Ce que les pierres retiennent

Amené à rompre avec la supposée continuité du temps au risque de succomber à un vertige, non plus celui du temps qui fuit, mais celui du temps qui est resté bloqué là-bas.

Si les images, les photographies, les souvenirs vieillissent, c’est parce que, incapables de retenir ce qui demeure, ils laissent filer le temps qui seul compte. On le voit dans les corps passés, on le voit aux visages, aux mains trop lourdes, aux jambes trop cassantes sous le poids des souvenirs qui se défont. Le gros du temps reste en arrière, par-delà les images qui ne retiennent que des ombres.
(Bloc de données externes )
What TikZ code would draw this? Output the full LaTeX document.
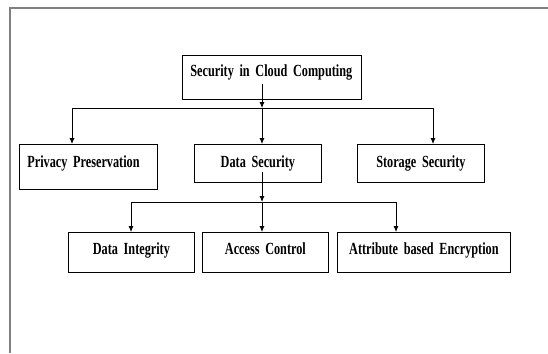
\documentclass[tikz,border=0pt]{standalone}
\usepackage{fontspec}
\newfontfamily\boxfont[FakeStretch=0.72]{Liberation Serif}
\newcommand\boxtext{\boxfont\bfseries\fontsize{17}{20}\selectfont\fontdimen2\font=2pt\relax}
\usepackage{tikz}
\usetikzlibrary{positioning,arrows.meta}

\begin{document}
\begin{tikzpicture}[x = 1pt, y = -1pt,
    every node/.style = { draw, line width = .8pt, inner ysep = 0pt, inner xsep = 8pt,
      anchor = north west, font = \boxtext },
    upper/.style = { text height = 23pt, text depth = 15pt },
    lower/.style = { text height = 22pt, text depth = 18pt, align = center },
    link/.style = { line width = .8pt },
    arr/.style = { link, -{Latex[length=6pt, width=5pt]} }]
      \useasboundingbox (0,0) rectangle (548,353);
      \draw [gray, line width = 1.4pt] (548,8) -- (10,8) -- (10,353);

      \node (root) at (182,55) [text width = 163pt, align = left,
        text height = 21pt, text depth = 23pt] { Security in Cloud Computing };

      \node (pp) at (19,144) [text width = 122pt, align = left,
        text height = 23pt, text depth = 22pt] { Privacy Preservation };
      \node (ds) at (194,144) [upper, text width = 111pt, align = center] { Data Security };
      \node (ss) at (357,144) [upper, text width = 111pt, align = center] { Storage Security };

      \node (di) at (68,232) [lower, text width = 110pt] { Data Integrity };
      \node (ac) at (202,232) [lower, text width = 110pt] { Access Control };
      \node (abe) at (337,232) [lower, text width = 157pt] { Attribute based Encryption };

      % first level
      \coordinate (top) at (262,84);
      \coordinate (bus1) at (262,108);
      \coordinate (l1) at (72,108);
      \coordinate (r1) at (433,108);
      \draw [arr] (top) -- (bus1);
      \draw [link] (l1) -- (r1);
      \draw [arr] (l1) -- (l1 |- pp.north);
      \draw [arr] (bus1) -- (bus1 |- ds.north);
      \draw [arr] (r1) -- (r1 |- ss.north);

      % second level
      \coordinate (mid) at (262,172);
      \coordinate (bus2) at (262,202);
      \coordinate (l2) at (131,202);
      \coordinate (r2) at (396,202);
      \draw [arr] (mid) -- (bus2);
      \draw [link] (l2) -- (r2);
      \draw [arr] (l2) -- (l2 |- di.north);
      \draw [arr] (bus2) -- (bus2 |- ac.north);
      \draw [arr] (r2) -- (r2 |- abe.north);
    \end{tikzpicture}
\end{document}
Rien n’a changé, on voit simplement les choses d’un autre lieu. Mais il aura fallu pour l’atteindre nous extirper de la glaise dont on est fait, faire ce pas de côté, et réaliser quelques voyages de circumnavigation pour retrouver les choses telles qu’elles sont, ce miracle en tiers qui nous est offert lorsqu’on revient bien après. Nous éloigner donc, nous égarer même, souvent, pour considérer enfin les choses en leur lieu, c’est-à-dire de ce lieu que l’on n’a jamais tout à fait quitté, aperçu pourtant comme un phare oublié qui nous fait supporter de manquer ce pourquoi on avait appareillé, sans regret, mais dont il faut bien s’approcher pour être enfin un peu avant de n’être plus.